How to solve mypy error "value of type row | none is not indexable" for pyspark dataframe?

Mypy throws the error "Value of type 'Row | None' is not indexable" for the line starting with "x=":

from pyspark.sql import DataFrame
from pyspark.sql import functions as f

def somefunction(df: DataFrame, column_name: str) -> DataFrame:
    x = df.select(f.min(f.col(column_name))).first()[0] 
    return df.withColumn('newcolumn', f.col(column_name) + x)

How can I add a type check that passes mypy?

Solution

df.select(...) returns a value of type Row | None, which means the actual return value might be a Row, or it might be None. You can't index None, so you can't index a value of type Row | None until you establish that it definitely isn't None. (Essentially, the interface of a union type is the intersection of the individual types: you can only do with A | B what you can do to A and B.)

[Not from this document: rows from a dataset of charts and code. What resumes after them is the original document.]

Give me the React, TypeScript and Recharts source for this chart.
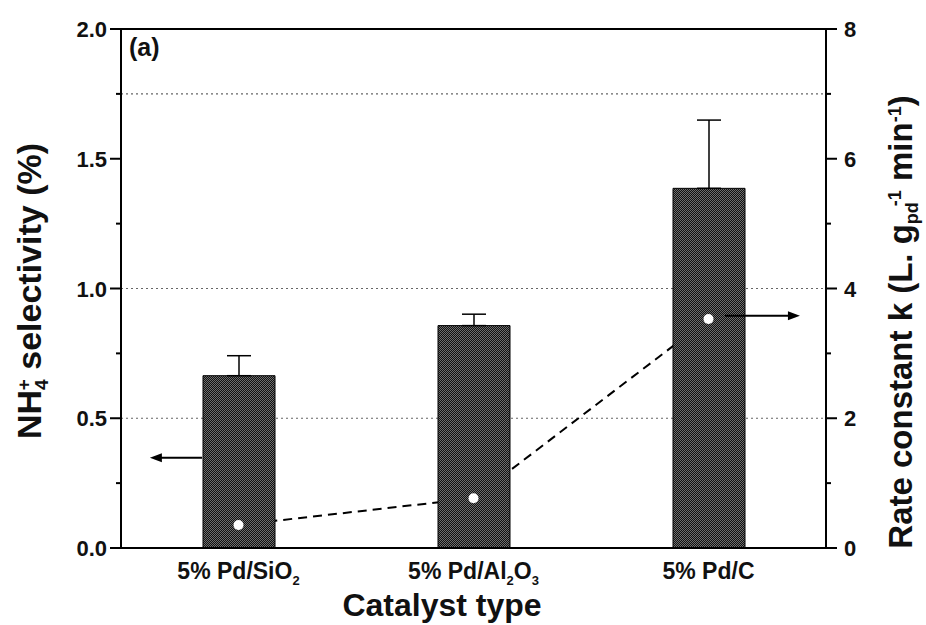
import React from 'react'
import { Bar, ComposedChart, ErrorBar, Line, ReferenceLine, XAxis, YAxis } from 'recharts'

// catalysts on the x axis, with subscript pieces for the tick labels
const categories = ['5% Pd/SiO2', '5% Pd/Al2O3', '5% Pd/C']
const tickParts: Array<Array<[string, boolean]>> = [
  [['5% Pd/SiO', false], ['2', true]],
  [['5% Pd/Al', false], ['2', true], ['O', false], ['3', true]],
  [['5% Pd/C', false]],
]

// NH4+ selectivity (%) - bars, left axis
const selectivity = [0.664, 0.857, 1.386]
const selectivityErr = [0.077, 0.044, 0.263]
// rate constant k - dashed line, right axis
const rateConstant = [0.355, 0.766, 3.53]

const leftTicks = [0, 0.25, 0.5, 0.75, 1, 1.25, 1.5, 1.75, 2]
const rightTicks = [0, 1, 2, 3, 4, 5, 6, 7, 8]
const gridLevels = [0.5, 1, 1.75]

// arrows pointing at the axis each series belongs to (x on a 0..3 category scale)
const leftArrowX = [0.345, 0.123]
const leftArrowY = 0.348
const rightArrowX = [2.57, 2.889]
const rightArrowY = 3.58

const data = categories.map((name, i) => ({
  name,
  pos: i + 0.5,
  selectivity: selectivity[i],
  err: [0, selectivityErr[i]],
  rate: rateConstant[i],
}))

const W = 926
const H = 625
const PLOT_LEFT = 121
const PLOT_RIGHT = 826
const PLOT_BOTTOM = 548
const FONT = '"Liberation Sans", Arial, sans-serif'

const LeftTick = (props: any) => {
  const { y, payload } = props
  const v = payload.value
  const major = Math.abs(v * 2 - Math.round(v * 2)) < 1e-6
  return (
    <g>
      <line x1={PLOT_LEFT - (major ? 11 : 5)} x2={PLOT_LEFT} y1={y} y2={y} stroke="#000" strokeWidth={2} />
      {major && (
        <text x={PLOT_LEFT - 14} y={y} dy={8} textAnchor="end" fontFamily={FONT} fontWeight="bold" fontSize={22} fill="#111">
          {v.toFixed(1)}
        </text>
      )}
    </g>
  )
}

const RightTick = (props: any) => {
  const { y, payload } = props
  const v = payload.value
  const major = v % 2 === 0
  return (
    <g>
      <line x1={PLOT_RIGHT} x2={PLOT_RIGHT + (major ? 11 : 5)} y1={y} y2={y} stroke="#000" strokeWidth={2} />
      {major && (
        <text x={PLOT_RIGHT + 18} y={y} dy={8} textAnchor="start" fontFamily={FONT} fontWeight="bold" fontSize={22} fill="#111">
          {v}
        </text>
      )}
    </g>
  )
}

const CatTick = (props: any) => {
  const { x, payload } = props
  const parts = tickParts[categories.indexOf(payload.value)] || [[payload.value, false]]
  return (
    <text x={x} y={PLOT_BOTTOM + 31} textAnchor="middle" fontFamily={FONT} fontWeight="bold" fontSize={23} fill="#111">
      {parts.map(([t, sub], i) =>
        sub ? (
          <tspan key={i} baselineShift="-45%" fontSize={13}>{t}</tspan>
        ) : (
          <tspan key={i}>{t}</tspan>
        )
      )}
    </text>
  )
}

const Arrow = (props: any) => {
  const { x1, y1, x2, y2 } = props
  const dir = x2 > x1 ? 1 : -1
  return (
    <g>
      <line x1={x1} y1={y1} x2={x2 - dir * 6} y2={y2} stroke="#000" strokeWidth={2} />
      <polygon points={`${x2},${y2} ${x2 - dir * 12},${y2 - 4.5} ${x2 - dir * 12},${y2 + 4.5}`} fill="#000" />
    </g>
  )
}

const RateDot = (props: any) => {
  const { cx, cy } = props
  return <circle cx={cx} cy={cy} r={5} fill="#fff" stroke="none" />
}

export default function App() {
  return (
    <div style={{ position: 'absolute', left: 0, top: 0, width: W, height: H, background: '#fff' }}>
      <style>{'body{margin:0}'}</style>
      <ComposedChart width={W} height={H} data={data} margin={{ top: 29, right: 0, left: 10, bottom: 0 }}>
        <defs>
          <pattern id="hatch" width={2} height={2} patternUnits="userSpaceOnUse">
            <rect width={2} height={2} fill="#111" />
            <rect x={0} y={0} width={1} height={1} fill="#6e6e6e" />
            <rect x={1} y={1} width={1} height={1} fill="#6e6e6e" />
          </pattern>
        </defs>
        <XAxis
          xAxisId="cat"
          dataKey="name"
          height={77}
          interval={0}
          tickLine={false}
          tick={<CatTick />}
          axisLine={{ stroke: '#000', strokeWidth: 2 }}
        />
        <XAxis xAxisId="num" dataKey="pos" type="number" domain={[0, 3]} allowDataOverflow hide />
        <YAxis
          yAxisId="left"
          width={111}
          domain={[0, 2]}
          ticks={leftTicks}
          interval={0}
          tickLine={false}
          tick={<LeftTick />}
          axisLine={{ stroke: '#000', strokeWidth: 2 }}
        />
        <YAxis
          yAxisId="right"
          orientation="right"
          width={100}
          domain={[0, 8]}
          ticks={rightTicks}
          interval={0}
          tickLine={false}
          tick={<RightTick />}
          axisLine={{ stroke: '#000', strokeWidth: 2 }}
        />
        {gridLevels.map((g) => (
          <ReferenceLine
            key={g}
            xAxisId="cat"
            yAxisId="left"
            y={g}
            stroke="#666"
            strokeWidth={1.2}
            strokeDasharray="2 3"
            zIndex={-100}
          />
        ))}
        <ReferenceLine xAxisId="cat" yAxisId="left" y={2} stroke="#000" strokeWidth={2} />
        <Line
          xAxisId="cat"
          yAxisId="right"
          dataKey="rate"
          stroke="#000"
          strokeWidth={2}
          strokeDasharray="9 6"
          dot={false}
          zIndex={250}
          isAnimationActive={false}
        />
        <Bar
          xAxisId="cat"
          yAxisId="left"
          dataKey="selectivity"
          barSize={72}
          fill="url(#hatch)"
          stroke="#000"
          strokeWidth={1}
          isAnimationActive={false}
        >
          <ErrorBar dataKey="err" width={12} stroke="#000" strokeWidth={1.5} />
        </Bar>
        <Line
          xAxisId="cat"
          yAxisId="right"
          dataKey="rate"
          stroke="none"
          dot={<RateDot />}
          activeDot={false}
          isAnimationActive={false}
        />
        <ReferenceLine
          xAxisId="num"
          yAxisId="left"
          ifOverflow="visible"
          segment={[{ x: leftArrowX[0], y: leftArrowY }, { x: leftArrowX[1], y: leftArrowY }]}
          shape={<Arrow />}
        />
        <ReferenceLine
          xAxisId="num"
          yAxisId="right"
          ifOverflow="visible"
          segment={[{ x: rightArrowX[0], y: rightArrowY }, { x: rightArrowX[1], y: rightArrowY }]}
          shape={<Arrow />}
        />
        <text x={129} y={56} fontFamily={FONT} fontWeight="bold" fontSize={25} fill="#111">(a)</text>
        <text x={442} y={616} textAnchor="middle" fontFamily={FONT} fontWeight="bold" fontSize={32} fill="#111">
          Catalyst type
        </text>
        <text transform="translate(41,291) rotate(-90)" textAnchor="middle" fontFamily={FONT} fontWeight="bold" fontSize={34} fill="#111">
          NH
          <tspan baselineShift="-35%" fontSize={19}>4</tspan>
          <tspan dx={-11} baselineShift="60%" fontSize={19}>+</tspan>
          <tspan> selectivity (%)</tspan>
        </text>
        <text transform="translate(912,322) rotate(-90)" textAnchor="middle" fontFamily={FONT} fontWeight="bold" fontSize={33} fill="#111">
          Rate constant k (L. g
          <tspan baselineShift="-35%" fontSize={18}>pd</tspan>
          <tspan dx={-4} baselineShift="60%" fontSize={18}>-1</tspan>
          <tspan> min</tspan>
          <tspan baselineShift="60%" fontSize={18}>-1</tspan>
          <tspan>)</tspan>
        </text>
      </ComposedChart>
    </div>
  )
}
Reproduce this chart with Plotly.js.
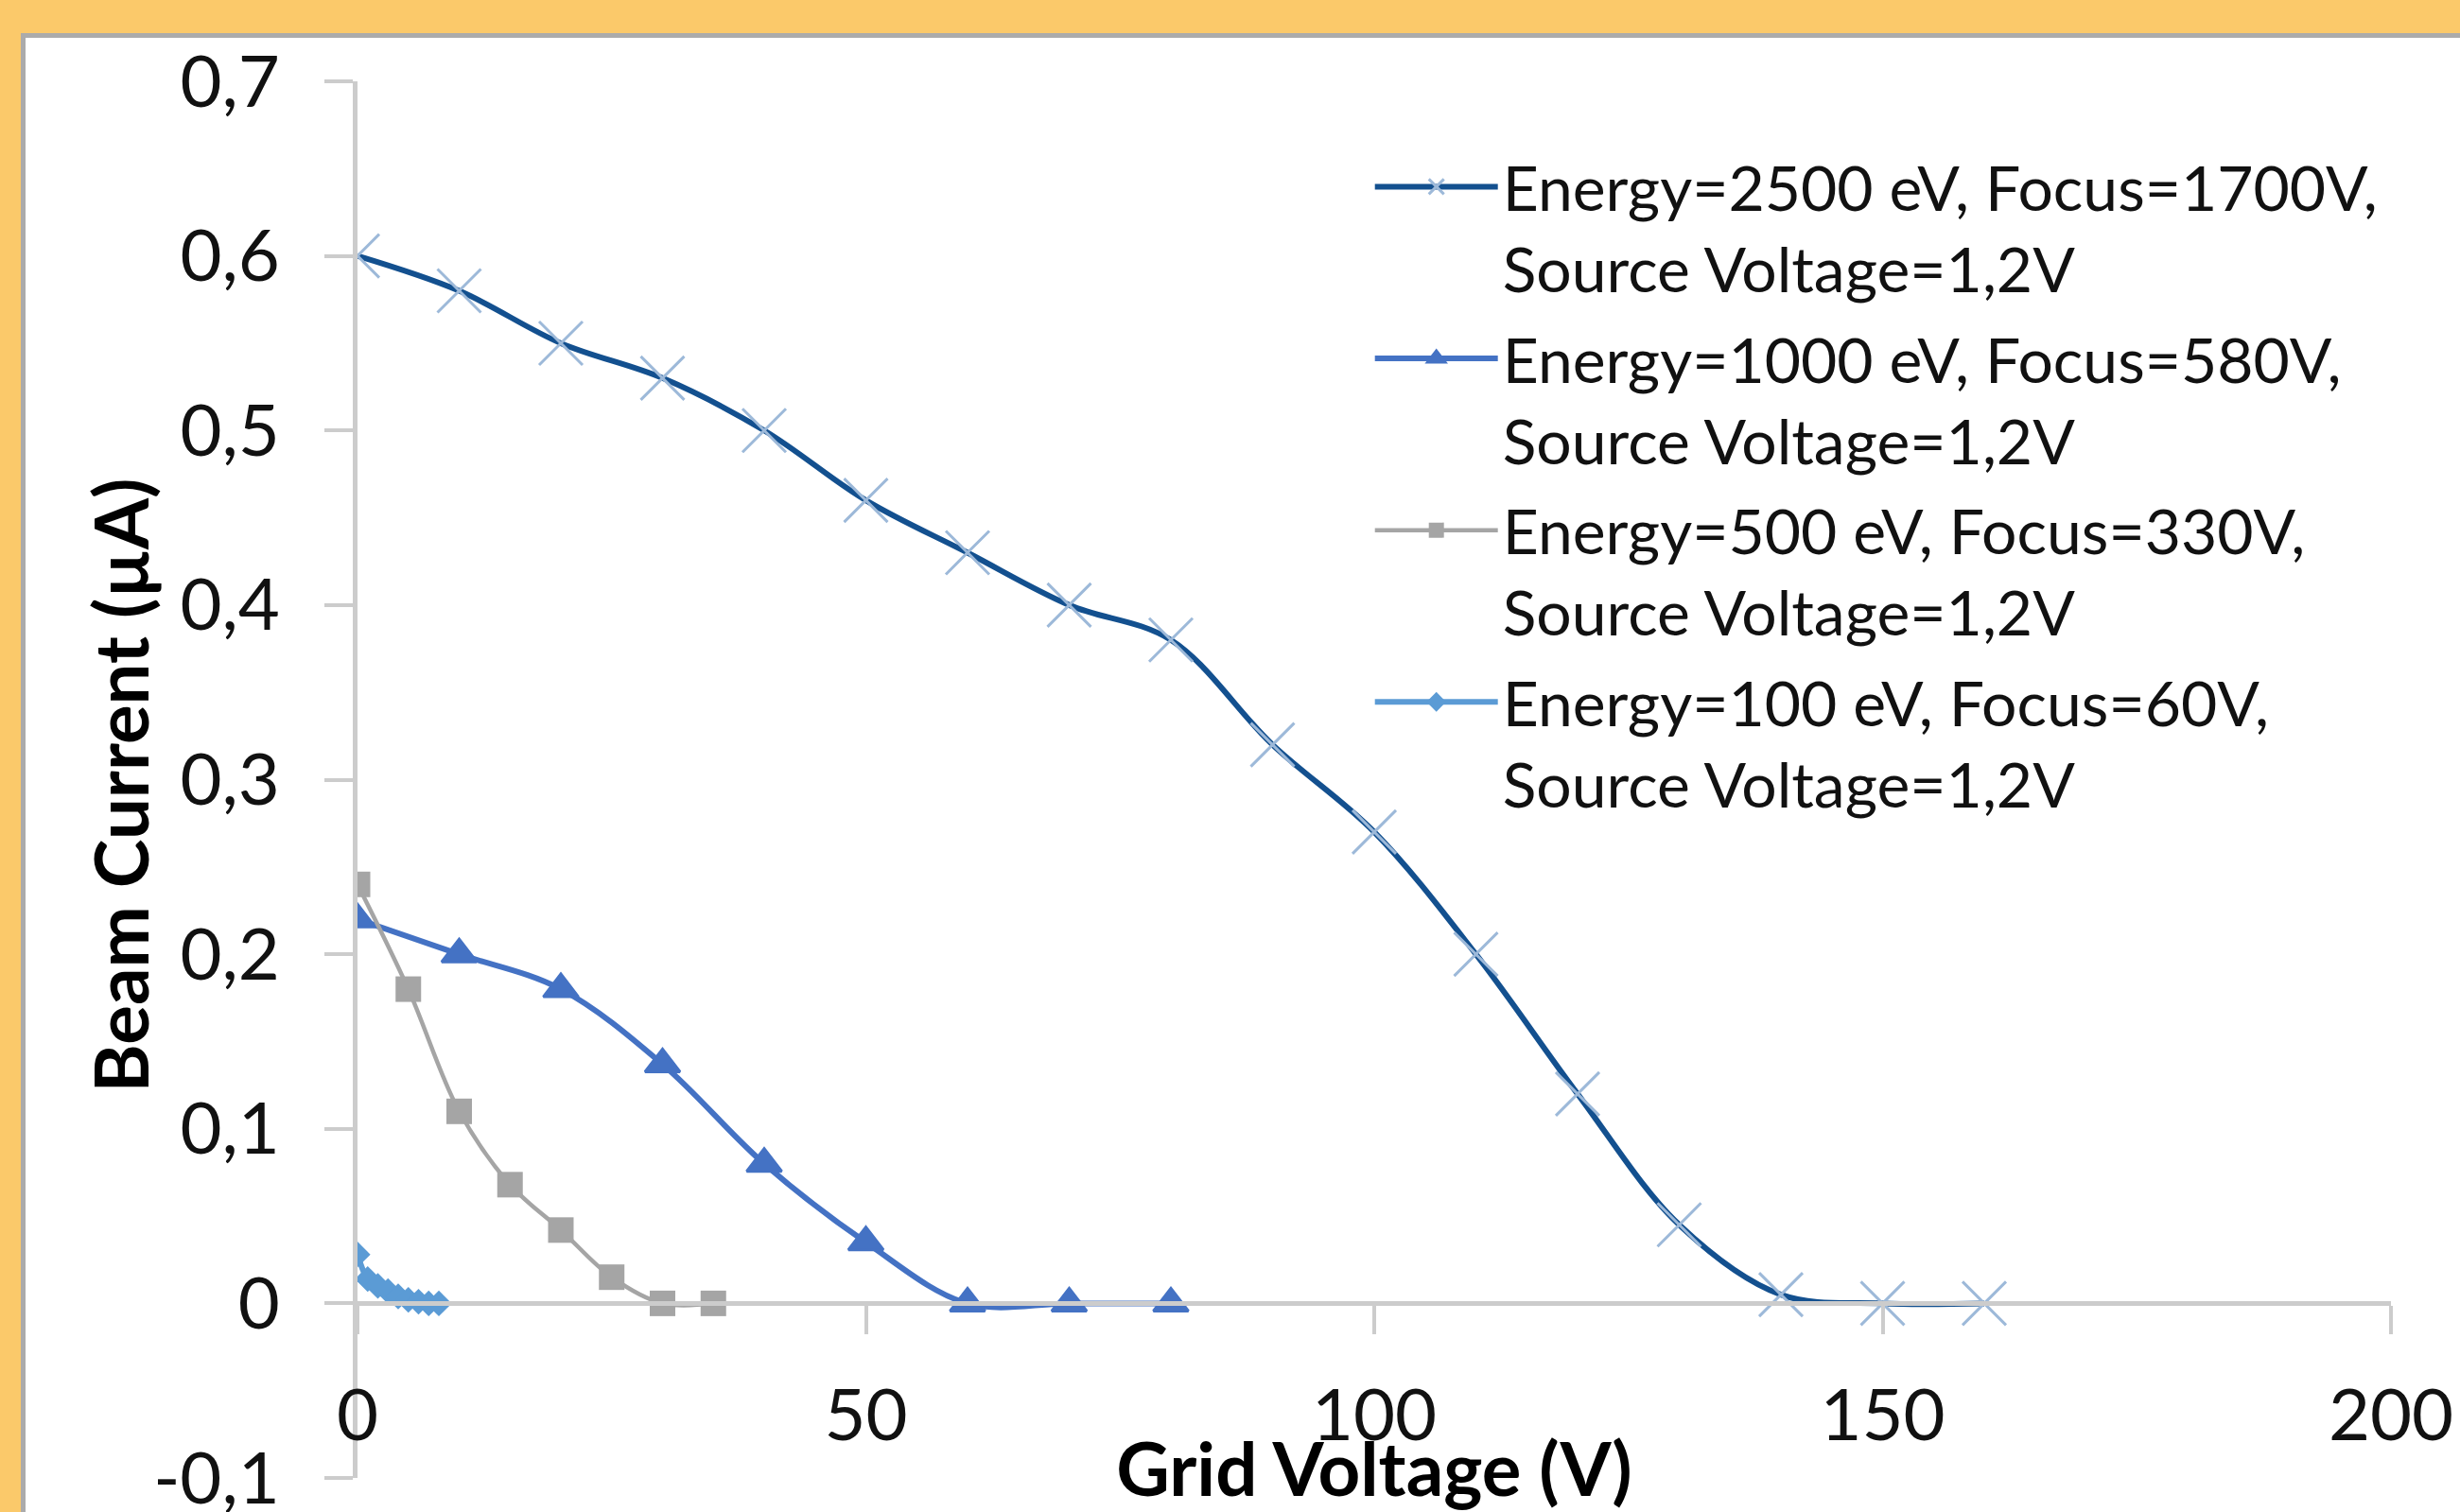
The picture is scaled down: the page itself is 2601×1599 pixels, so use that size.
<!DOCTYPE html>
<html><head><meta charset="utf-8">
<script src="https://cdn.plot.ly/plotly-3.0.1.min.js"></script>
<style>
html,body{margin:0;padding:0;background:#FBC96A;width:2601px;height:1599px;overflow:hidden;}
#frame{position:absolute;left:22px;top:35px;width:2579px;height:1564px;background:#ABABAB;}
#chart{position:absolute;left:27px;top:40px;width:2574px;height:1559px;background:#fff;}
</style></head><body>
<div id="frame"></div><div id="chart"></div>
<script>
// ---- data ----
const seriesNames = [
  'Energy=2500 eV, Focus=1700V,<br>Source Voltage=1,2V',
  'Energy=1000 eV, Focus=580V,<br>Source Voltage=1,2V',
  'Energy=500 eV, Focus=330V,<br>Source Voltage=1,2V',
  'Energy=100 eV, Focus=60V,<br>Source Voltage=1,2V'
];
const x2500 = [0,10,20,30,40,50,60,70,80,90,100,110,120,130,140,150,160];
const y2500 = [0.60,0.58,0.55,0.53,0.50,0.46,0.43,0.40,0.38,0.32,0.27,0.20,0.12,0.045,0.005,0,0];
const x1000 = [0,10,20,30,40,50,60,70,80];
const y1000 = [0.22,0.20,0.18,0.137,0.08,0.035,0,0,0];
const x500 = [0,5,10,15,20,25,30,35];
const y500 = [0.24,0.18,0.11,0.068,0.042,0.015,0,0];
const x100 = [0,1,2,3,4,5,6,7,8];
const y100 = [0.028,0.014,0.010,0.007,0.004,0.002,0.001,0,0];

const xTickVals = [0,50,100,150,200];
const xTickText = ['0','50','100','150','200'];
const yTickVals = [-0.1,0,0.1,0.2,0.3,0.4,0.5,0.6,0.7];
const yTickText = ['-0,1','0','0,1','0,2','0,3','0,4','0,5','0,6','0,7'];

const xTitle = 'Grid Voltage (V)';
const yTitle = 'Beam Current (µA)';

// ---- traces ----
const traces = [
  {x:x2500, y:y2500, name:seriesNames[0], legendgroup:'g1', mode:'lines+markers',
   line:{color:'#13508F', width:6, shape:'spline', smoothing:1},
   marker:{symbol:'x-thin', size:46, color:'#9DB9D9', line:{color:'#9DB9D9', width:3}}},
  {x:x1000, y:y1000, name:seriesNames[1], legendgroup:'g2', mode:'lines+markers',
   line:{color:'#4472C4', width:6, shape:'spline', smoothing:1},
   marker:{symbol:'triangle-up', size:32, color:'#4472C4', line:{color:'#4472C4', width:3}}},
  {x:x500, y:y500, name:seriesNames[2], legendgroup:'g3', mode:'lines+markers',
   line:{color:'#A5A5A5', width:4.5, shape:'spline', smoothing:1},
   marker:{symbol:'square', size:27, color:'#A5A5A5'}},
  {x:x100, y:y100, name:seriesNames[3], legendgroup:'g4', mode:'lines+markers',
   line:{color:'#5B9BD5', width:6, shape:'spline', smoothing:1},
   marker:{symbol:'diamond', size:21, color:'#5B9BD5'}}
];

const axisCol = '#CCCCCC';
const layout = {
  width:2574, height:1559,
  margin:{l:351, r:73, t:46, b:36, pad:0},
  paper_bgcolor:'#ffffff', plot_bgcolor:'#ffffff',
  font:{family:'Lato, sans-serif', size:72, color:'#111111'},
  showlegend:true,
  xaxis:{range:[0,200], tickmode:'array', tickvals:xTickVals, ticktext:xTickText,
    anchor:'free', position:0.125, showline:true, linecolor:axisCol, linewidth:5,
    ticks:'outside', ticklen:30, tickwidth:4, tickcolor:axisCol,
    showgrid:false, zeroline:false, ticklabelstandoff:20, ticklabeloverflow:'allow',
    tickfont:{size:76, family:'Lato, sans-serif', color:'#111111'},
    title:{text:xTitle, standoff:0, font:{size:78, family:'Lato, sans-serif', weight:'bold', color:'#000'}}},
  yaxis:{range:[-0.1,0.7], tickmode:'array', tickvals:yTickVals, ticktext:yTickText,
    showline:true, linecolor:axisCol, linewidth:5,
    ticks:'outside', ticklen:30, tickwidth:4, tickcolor:axisCol,
    showgrid:false, zeroline:false, ticklabelstandoff:32, ticklabeloverflow:'allow',
    tickfont:{size:76, family:'Lato, sans-serif', color:'#111111'}},
  annotations:[
    {text:yTitle, xref:'paper', yref:'paper', x:-0.1167, y:0.496, xanchor:'center', yanchor:'middle',
     textangle:-90, showarrow:false,
     font:{size:78, family:'Lato, sans-serif', weight:'bold', color:'#000'}}
  ],
  legend:{x:0.498, y:0.958, xanchor:'left', yanchor:'top', bgcolor:'rgba(0,0,0,0)',
    font:{size:66, family:'Lato, sans-serif', color:'#111111'},
    itemwidth:130, valign:'top', traceorder:'grouped', tracegroupgap:7}
};

Plotly.newPlot('chart', traces, layout, {displayModeBar:false, staticPlot:true});
</script>
</body></html>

One way to do that is to use type narrowing: by checking if the return value is None, you can branch into code where the static type is NoneType, or into code where the static type is Row.

# reveal_type(result) == Row | None
result = df.select(f.min(f.col(column_name))).first()

if result is None:
    # reveal_type(result) == None
    do what needs to be done if no row is returned
else:
    # reveal_type(result) == Row
    x = result[0]
    return df.withColumn('new column', f.col(column_name) + x)

You might know that the particular argument to df.select cannot fail, but mypy does not.

Another option, if you are absolutely sure you will get a Row back, is to use cast to let mypy in on the secret.

x = typing.cast(Row, df.select(...))[0]
return df.withColumn(...)

This is risky, though. mypy will believe the cast, and if df.select(...) does return None, you'll get a runtime error even though mypy says it's OK.